For all of the foregoing reasons, the order of the Appellate Division, insofar as it authorized resubmission of the charges to a new Grand Jury, should be reversed and the order of the trial court dismissing the indictment with prejudice reinstated.
.Since the court’s inquiry was clearly inadequate in this case, we need not decide whether a truly searching judicial inquiry would have sufficed as a substitute for the presence and independent advice of a retained or assigned attorney at this early pretrial phase of the proceeding (cf., People v Sawyer, 57 NY2d 12).
.We note that the record does not even support a conclusion that an unequivocal waiver of the right to counsel occurred. Defendant never stated, either before the presiding Judge or the Grand Jury, that he did not want the aid of an attorney. Rather, he merely told the Judge that he was unable to afford one. Far from indicating an unequivocal wish to proceed pro se, this comment suggests that defendant may well have welcomed the advice of counsel had he known that a court-appointed attorney would be provided if he were financially unable to retain one (see, CPL 190.52 [1]).
.Subdivision (1) of CPL 190.45 requires that the waiver be in writing. Under subdivision (2), even a written waiver is "not effective unless and until it is sworn to before the grand jury”. Subdivision (3) describes the rights of individuals specifically called by the People and asked to execute an immunity waiver, with express provision made for the invalidity of the waiver if those rights are not observed. Finally, subdivision (4) concerns limited waivers, which are invalid to the extent that the questioning exceeds the waiver’s agreed-upon scope.
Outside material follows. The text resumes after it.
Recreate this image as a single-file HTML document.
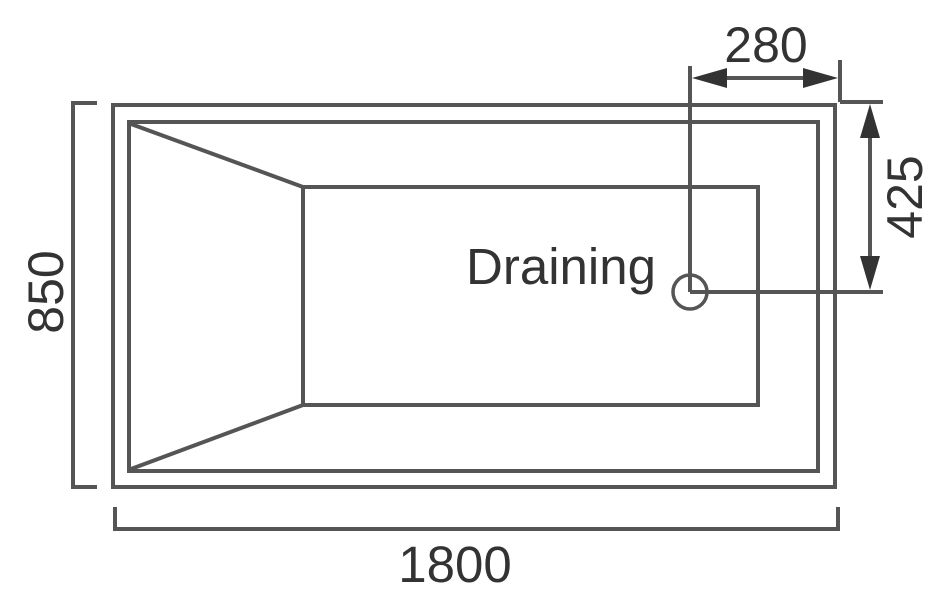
<!DOCTYPE html>
<html><head><style>body{margin:0;background:#fff}svg{display:block}</style></head>
<body>
<svg width="943" height="600" viewBox="0 0 943 600" xmlns="http://www.w3.org/2000/svg">
<g fill="none" stroke="#555" stroke-width="4">
<rect x="113" y="105" width="722" height="382"/>
<rect x="129" y="122" width="689" height="349"/>
<rect x="303" y="187" width="455" height="218"/>
<line x1="131" y1="124" x2="303" y2="187"/>
<line x1="131" y1="469" x2="303" y2="405"/>
<polyline points="97,103 73,103 73,487 97,487"/>
<polyline points="115,507 115,529 838,529 838,507"/>
<line x1="690" y1="66" x2="690" y2="292"/>
<line x1="690" y1="292" x2="883" y2="292"/>
<line x1="840" y1="60" x2="840" y2="102"/>
<line x1="840" y1="102" x2="883" y2="102"/>
<line x1="705" y1="78" x2="825" y2="78"/>
<line x1="870" y1="118" x2="870" y2="278"/>
<circle cx="690" cy="292" r="17" stroke-width="3.5"/>
</g>
<g fill="#333">
<polygon points="692,78 727,68 727,88"/>
<polygon points="838,78 803,68 803,88"/>
<polygon points="870,104 860,138 880,138"/>
<polygon points="870,290 860,256 880,256"/>
</g>
<g font-family="Liberation Sans, sans-serif" fill="#333">
<text x="766" y="62" font-size="50" text-anchor="middle">280</text>
<text x="455" y="582" font-size="51" text-anchor="middle">1800</text>
<text x="561" y="284" font-size="51" text-anchor="middle">Draining</text>
<text transform="translate(922,197) rotate(-90)" font-size="50" text-anchor="middle">425</text>
<text transform="translate(63,292) rotate(-90)" font-size="50" text-anchor="middle">850</text>
</g>
</svg>
</body></html>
.Under CPL 190.45 (3), "[a] person who is called by the people as a witness in a grand jury proceeding and requested by the district attorney [to waive immunity] has a right to confer with counsel before deciding whether he will comply with such request,” and "[a]ny waiver obtained * * * in violation of [that requirement] is invalid and ineffective.” In contrast, under CPL 190.52 (1), "[a]ny person who appears as a witness and has signed a waiver of immunity” is entitled to the assistance of assigned or retained counsel in the Grand Jury room, but no provision is made for mandatory advisement of that right or for invalidation of the waiver if the right is not observed.